The persistent homology of genealogical networks.

Genealogical networks (i.e. family trees) are of growing interest, with the largest known data sets now including well over one billion individuals. Interest in family history also supports an 8.5 billion dollar industry whose size is projected to double within 7 years [FutureWise report HC-1137]. Yet little mathematical attention has been paid to the complex network properties of genealogical networks, especially at large scales. The structure of genealogical networks is of particular interest due to the practice of forming unions, e.g. marriages, that are typically well outside one's immediate family. In most other networks, including other social networks, no equivalent restriction exists on the distance at which relationships form. To study the effect this has on genealogical networks we use persistent homology to identify and compare the structure of 101 genealogical and 31 other social networks. Specifically, we introduce the notion of a network's persistence curve, which encodes the network's set of persistence intervals. We find that the persistence curves of genealogical networks have a distinct structure when compared to other social networks.

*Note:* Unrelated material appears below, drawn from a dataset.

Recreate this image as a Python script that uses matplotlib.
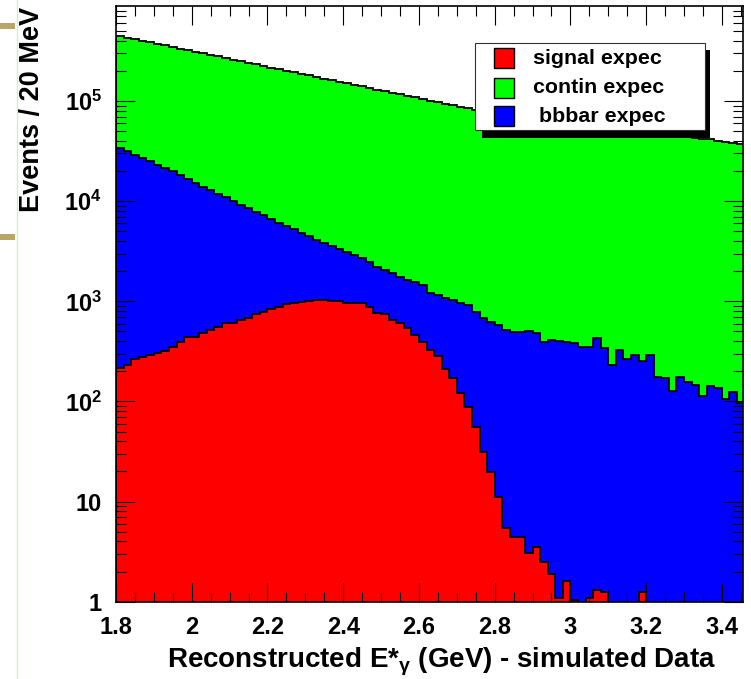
import numpy as np
import matplotlib
matplotlib.use("Agg")
import matplotlib.pyplot as plt
from matplotlib.patches import Rectangle
from matplotlib.lines import Line2D
from matplotlib.ticker import (FixedLocator, FixedFormatter, LogLocator,
                               MultipleLocator, NullFormatter, FuncFormatter)

# ---------------- data (events / 20 MeV bin) ----------------
bin_low = 1.8
bin_width = 0.02
n_bins = 83

signal = [214, 231, 265, 275, 290, 302, 318, 351, 394, 436, 445, 478, 516, 556,
          601, 610, 649, 675, 740, 786, 830, 869, 931, 967, 975, 1005, 1028, 1025,
          1000, 1000, 967, 965, 965, 881, 768, 740, 649, 601, 536, 460, 394, 326,
          284, 209, 170, 122, 88, 56, 31, 19.8, 11.1, 5.4, 4.4, 4.4, 3.1, 3.5, 2.5,
          1.9, 1.1, 1.6, 1.05, 0, 1.08, 1.3, 1.25, 0, 0, 0, 0, 1.25, 0, 0, 0, 0, 0,
          0, 0, 0, 0, 0, 0, 0, 0]

bbbar = [33690, 31370, 28935, 26625, 24810, 22900, 21080, 19650, 17810, 16160,
         14755, 13320, 12380, 11240, 10300, 9370, 8490, 7855, 7040, 6475, 5790,
         5170, 4710, 4290, 3825, 3475, 3050, 2785, 2560, 2320, 2135, 1925, 1735,
         1580, 1430, 1310, 1250, 1150, 1095, 1110, 1055, 875, 865, 860, 860, 830,
         828, 729, 644, 604, 567, 510, 492, 486, 497, 475, 392, 408, 404, 392, 379,
         351, 349, 425, 337, 231, 325, 263, 290, 254, 290, 176, 170, 128, 176, 157,
         146, 113, 142, 135, 107, 125, 95.5]

contin = [412800, 398900, 385800, 373100, 360400, 349200, 337500, 325900, 316000,
          305500, 295300, 285400, 275500, 267200, 258300, 249400, 241500, 233000,
          225000, 217100, 209700, 202900, 195800, 188800, 182300, 176200, 170100,
          164100, 158200, 153000, 147600, 142300, 137300, 132700, 128100, 123500,
          119200, 114900, 111100, 107000, 103300, 100000, 96350, 92930, 89570, 86350,
          83380, 80520, 78630, 76480, 74420, 72390, 70600, 68710, 67000, 65420,
          64010, 62390, 61000, 59610, 58320, 57050, 55850, 54670, 53660, 52570,
          51580, 50540, 49610, 48650, 47810, 47020, 46330, 45470, 44720, 43840,
          42850, 42090, 41260, 40170, 38990, 37880, 36800]

legend_labels = ["signal expec", "contin expec", " bbbar expec"]
y_tick_values = [1, 10, 100, 1e3, 1e4, 1e5]
y_tick_labels = ["1", "10", r"$\mathbf{10^{2}}$", r"$\mathbf{10^{3}}$",
                 r"$\mathbf{10^{4}}$", r"$\mathbf{10^{5}}$"]
x_title = r"Reconstructed E*$_{\gamma}$ (GeV) - simulated Data"
y_title = "Events / 20 MeV"

# ---------------- style ----------------
plt.rcParams["font.family"] = ["Liberation Sans", "DejaVu Sans"]
plt.rcParams["font.weight"] = "bold"
plt.rcParams["mathtext.fontset"] = "custom"
plt.rcParams["mathtext.rm"] = "Liberation Sans:bold"
plt.rcParams["mathtext.bf"] = "Liberation Sans:bold"
plt.rcParams["mathtext.it"] = "Liberation Sans:bold"

W, H = 751, 679
fig = plt.figure(figsize=(W / 100, H / 100), dpi=100)
fig.patch.set_facecolor("white")

def fx(px):
    return px / W

def fy(py):
    return 1 - py / H

ax = fig.add_axes([fx(116), fy(601.7), (742.7 - 116) / W, (601.7 - 6) / H])

edges = bin_low + bin_width * np.arange(n_bins + 1)
sig = np.array(signal, float)
bb = np.array(bbbar, float)
co = np.array(contin, float)
stack_red = sig
stack_blue = sig + bb
stack_green = sig + bb + co

def positive(v):
    return np.where(v > 0, v, 1e-3)

for vals, col in [(stack_green, "#00ff00"), (stack_blue, "#0000ff"), (stack_red, "#ff0000")]:
    ax.stairs(positive(vals), edges, baseline=1e-3, fill=True,
              facecolor=col, edgecolor="black", linewidth=1.3)

ax.set_yscale("log")
ax.set_ylim(1, 8.9e5)
ax.set_xlim(1.8, 3.455)

ax.xaxis.set_major_locator(MultipleLocator(0.2))
ax.xaxis.set_minor_locator(MultipleLocator(0.05))
ax.xaxis.set_major_formatter(FuncFormatter(lambda v, _: f"{v:g}"))
ax.yaxis.set_major_locator(FixedLocator(y_tick_values))
ax.yaxis.set_major_formatter(FixedFormatter(y_tick_labels))
ax.yaxis.set_minor_locator(LogLocator(base=10, subs=np.arange(2, 10), numticks=20))
ax.yaxis.set_minor_formatter(NullFormatter())

ax.tick_params(axis="both", which="both", direction="in", top=True, right=True,
               width=0.8, colors="black")
ax.tick_params(axis="both", which="major", length=13.5, labelsize=17)
ax.tick_params(axis="both", which="minor", length=7)
ax.tick_params(axis="y", which="major", pad=10)
ax.tick_params(axis="x", which="major", pad=10.5)
for s in ax.spines.values():
    s.set_linewidth(1.2)
    s.set_color("black")

# axis titles
fig.text(fx(167), fy(668), x_title, ha="left", va="baseline", fontsize=20,
         fontweight="bold")
fig.text(fx(32), fy(109), y_title, ha="center", va="center", rotation=90,
         fontsize=19.5, fontweight="bold")

# legend (ROOT style box with shadow)
fig.add_artist(Rectangle((fx(482), fy(137.5)), (710 - 482) / W, (137.5 - 50) / H,
                         transform=fig.transFigure, facecolor="black",
                         edgecolor="none", zorder=5))
fig.add_artist(Rectangle((fx(475), fy(130)), (705 - 475) / W, (130 - 43) / H,
                         transform=fig.transFigure, facecolor="white",
                         edgecolor="#333333", linewidth=0.8, zorder=6))
legend_colors = ["#ff0000", "#00ff00", "#0000ff"]
row_y = [58.3, 87.5, 116.3]
for lab, col, ry in zip(legend_labels, legend_colors, row_y):
    fig.add_artist(Rectangle((fx(493.5), fy(ry + 10)), 20 / W, 20 / H,
                             transform=fig.transFigure, facecolor=col,
                             edgecolor="black", linewidth=1.0, zorder=7))
    fig.text(fx(533), fy(ry), lab, ha="left", va="center", fontsize=15.4,
             fontweight="bold", zorder=8)

# slide decorations at the left border
fig.add_artist(Line2D([fx(17), fx(17)], [0, 1], transform=fig.transFigure,
                      color="#c8f3c8", linewidth=1.0))
for ytop in (22.7, 233.5):
    fig.add_artist(Rectangle((0, fy(ytop + 6)), 15 / W, 6 / H,
                             transform=fig.transFigure, facecolor="#b9a56a",
                             edgecolor="none"))

fig.savefig("out.png", dpi=100)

This difference in structure also extends to subnetworks of genealogical and social networks suggesting that, even with incomplete data, persistent homology can be used to meaningfully analyze genealogical networks. Here we also describe how concepts from genealogical networks, such as common ancestor cycles, are represented using persistent homology. We expect that persistent homology tools will become increasingly important in genealogical exploration as popular interest in ancestry research continues to expand.